Timo Koivurova, Pamela Lesser, Sonja Bickford, Paula Kankaanpää and Marina Nenasheva


Although Norway is not a member of the European Union, it is a party to the European Economic Area (EEA) agreement between the European Free Trade Agreement (EFTA) countries and the EU. As such, Norway is obligated to incorporate the European Union’s Environmental Impact Assessment Directive (EIA Directive) into the Norwegian legal system. EU legislation does not, however, apply to Svalbard since it was excluded from the EEA agreement. Norway is also party to the Espoo Convention, which addresses transboundary impacts, and the Kiev Protocol, which addresses strategic environmental assessment. Unlike the other Arctic countries, Norway has three separate EIA systems.
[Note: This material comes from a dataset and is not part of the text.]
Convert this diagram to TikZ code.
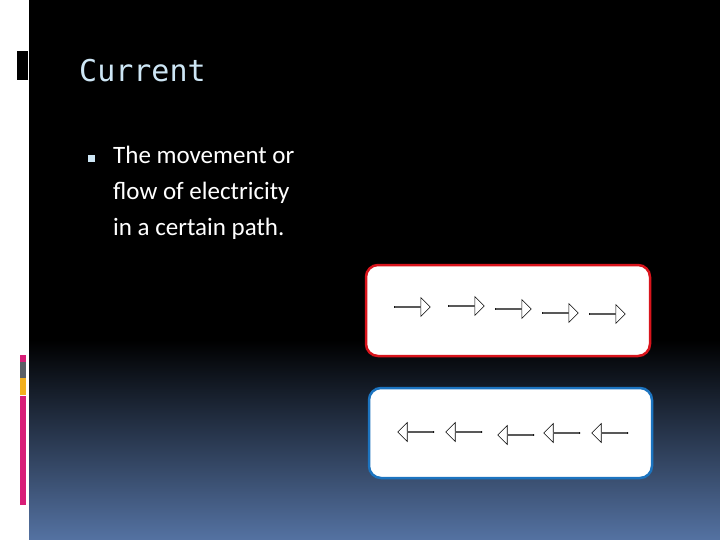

What is generically termed ‘environmental impact assessment’ has its legal basis in the Planning and Building Act (Planning and Building Act 2014), although it is more typically referred to in both legal and lay terms as ‘impact assessment’. EIAs in the Planning and Building Act (PBA) apply to all onshore projects on the mainland of Norway that meet the criteria in Appendix I. The second EIA system is governed by the Petroleum Act (Petroleum Act 2011) and applies only to offshore oil and gas projects. The third system is part of the Svalbard Environmental Act (Svalbard Environmental Protection Act 2001), which is only applicable to projects in the delineated planning areas on Svalbard.